I take a lot of photos and I upload a fair few of those to Flickr and there they sit. I’m a pretty good tagger but other than a lot of decent tags the photos generally lack context and a description. So I thought I might try a little photo blogging.
My parents have recently moved to Leith and I know very little about the area except that it is working class and used to be very industrial. Andy and I headed out to get cash and a newspaper and thought we’d have a wee wander at the same time.
There is still plenty of industry there but the heavy stuff is long gone. The docks are empty and the warehouses are conversions. This was a bonded warehouse (or just a bond) and lies between Breadalbane Street and Anderson Place.
Andy and I walked through the arch onto Anderson Place to see these tracks embedded in the setts (not cobbles) perpendicular to the road and looking like they were heading straight into the John Lewis depot.
It was a nice touch not to dig them up but it is a shame the road surface is damaged (there is a more cynical view here. The area where the depot is used to have several lines coming over the Water of Leith from Bonnington. To which we headed to next. We walked along the Water of Leith footpath towards Bonnington completely oblivious to the notion that the Anderson Place tracks and the industrial remains we could see were connected. I did, however, remark that the area was an industrial archaeologist’s dream.
Nature is so powerful. I wonder how long it is has taken for this building to become so wrecked and so overwhelmed.
Spying Bonnington Bridge I assumed that I was looking at an old bridge but it was built in 1902-3 to replace the one built in 1812. From this distance you can’t see how ugly and just how much the inscription rectangular thing is out of proportion.

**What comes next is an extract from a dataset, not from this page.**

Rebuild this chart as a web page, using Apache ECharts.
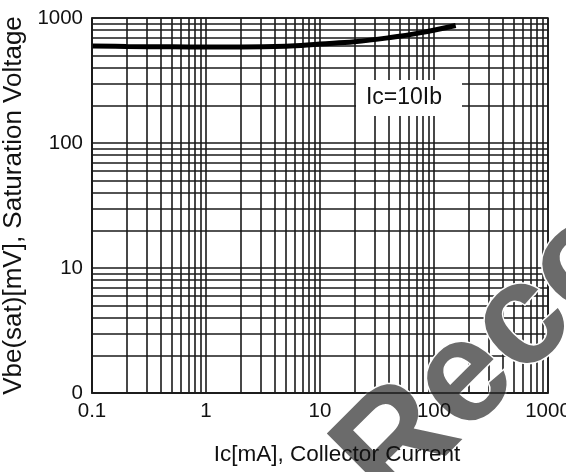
<!DOCTYPE html>
<html><head><meta charset="utf-8">
<script src="https://cdn.jsdelivr.net/npm/echarts@6/dist/echarts.min.js"></script>
<style>html,body{margin:0;padding:0;background:#fff}#c{width:566px;height:472px}</style>
</head><body><div id="c"></div>
<script>
// Data
const icValues  = [0.1, 0.2, 0.5, 1, 2, 5, 10, 20, 40, 75, 155];   // Ic [mA]
const vbeValues = [597, 592, 588, 586, 586, 595, 620, 645, 695, 760, 872]; // Vbe(sat) [mV]
const xTickLabels = ['0.1', '1', '10', '100', '1000'];
const yTickLabels = ['0', '10', '100', '1000'];
const xDecades = [0.1, 1, 10, 100];
const yDecades = [1, 10, 100];
const multipliers = [1, 2, 3, 4, 5, 6, 7, 8, 9];
const annotation = 'Ic=10Ib';
const watermark = 'Not Recommended';
const xTitle = 'Ic[mA], Collector Current';
const yTitle = 'Vbe(sat)[mV], Saturation Voltage';

const font = '"Liberation Sans", Arial, sans-serif';
const gridColor = '#1a1a1a';

const xGrid = [];
xDecades.forEach(d => multipliers.forEach(m => xGrid.push({ xAxis: +(d * m).toPrecision(3) })));
xGrid.push({ xAxis: 1000 });
const yGrid = [];
yDecades.forEach(d => multipliers.forEach(m => yGrid.push({ yAxis: +(d * m).toPrecision(3) })));
yGrid.push({ yAxis: 1000 });

const chart = echarts.init(document.getElementById('c'), null, { renderer: 'canvas' });
const lbl = (arr, offset) => v => {
  const i = Math.round(Math.log10(v)) + offset;
  return arr[i] !== undefined ? arr[i] : '';
};
const rot = 45 * Math.PI / 180;
chart.setOption({
  animation: false,
  backgroundColor: '#fff',
  grid: { left: 92, top: 18, width: 456, height: 375, containLabel: false, outerBoundsMode: 'none',
          show: true, borderColor: gridColor, borderWidth: 1.6 },
  xAxis: {
    type: 'log', logBase: 10, min: 0.1, max: 1000, z: 20,
    name: xTitle, nameLocation: 'middle', nameGap: 50,
    nameTextStyle: { fontFamily: font, fontSize: 22.5, color: '#111', padding: [0, 0, 0, 34] },
    axisLine: { show: true, lineStyle: { color: gridColor, width: 1.6 } },
    axisTick: { show: false },
    splitLine: { show: false },
    axisLabel: { formatter: lbl(xTickLabels, 1), fontFamily: font, fontSize: 20.5, color: '#111', margin: 8 }
  },
  yAxis: {
    type: 'log', logBase: 10, min: 1, max: 1000, z: 20,
    name: yTitle, nameLocation: 'middle', nameGap: 58,
    nameTextStyle: { fontFamily: font, fontSize: 26, color: '#111' },
    axisLine: { show: true, lineStyle: { color: gridColor, width: 1.6 } },
    axisTick: { show: false },
    splitLine: { show: false },
    axisLabel: { formatter: lbl(yTickLabels, 0), fontFamily: font, fontSize: 20.5, color: '#111', margin: 9 }
  },
  series: [
    {
      type: 'line', z: 1, data: [[0.1, 1]], symbol: 'none', silent: true,
      lineStyle: { opacity: 0 },
      markLine: {
        silent: true, symbol: 'none', label: { show: false },
        lineStyle: { color: gridColor, width: 1.6, type: 'solid' },
        emphasis: { disabled: true },
        data: xGrid.concat(yGrid)
      }
    },
    {
      type: 'line', z: 5, smooth: 0.4, showSymbol: false, silent: true,
      data: icValues.map((x, i) => [x, vbeValues[i]]),
      lineStyle: { color: '#000', width: 5 }
    }
  ],
  graphic: [
    { type: 'rect', z: 8, shape: { x: 356, y: 80, width: 106, height: 36 }, style: { fill: '#fff' } },
    { type: 'text', z: 9, x: 404, y: 98, style: { text: annotation, font: '23px ' + font, fill: '#111', textAlign: 'center', textVerticalAlign: 'middle' } },
    { type: 'text', z: 10, x: 163, y: 682, rotation: rot,
      style: { text: watermark, font: 'bold 145px ' + font, fill: '#6b6b6b', stroke: '#fff', lineWidth: 3,
               align: 'left', verticalAlign: 'middle', textAlign: 'left', textVerticalAlign: 'middle' } }
  ]
});
</script></body></html>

This waterwheel from nearby Bonnington Mills was a pleasure to see. The building behind is the wonderfully named Bonnyhaugh House.
I have always said that when I leave London I don’t want to move to another city but maybe I can make an exception for Edinburgh. Even on a bleak winter’s day the view down Pilrig Street was lovely.
On to Bonnington Road and my eye (as always) was caught by an Art Deco building. It used to be a cardboard box factory but it is a shame it is painted in such an uninspired colour.
After finding a cash machine on Great Junction Street we went the wrong way to find a newsagent which was lucky in terms of photo opportunities. Such as this line of grey tenements with lovely bright number plates.
Oh look! More Art deco! This time a tatty old cinema. It was once the State and is now a place of worship for the bizarrely named Bishop Climate Ministries.
On to Ferry Road (we were near a newsagents now) where we discovered that Leith has a jolly impressive public library (and just as impressively it uses the Library of Congress Classification Scheme).
Opposite the library is J.D. Ross, a tailor’s shop with a beautiful fifties typeface (well, I think it’s from the fifties and I’m not even sure if typeface is the correct terminology for something on a shop front).
After collecting the Herald on Sunday, we headed back but not before stopping to look the faded but still grand 1986 gable end mural by Tim Chalk, Paul Grime and David Wilkinson.
This section with the barrels against the wall felt like an ancient discovery.
We then headed back to mum and dad’s. It was a cold day but that didn’t stop the hour or so’s walk from being highly enjoyable.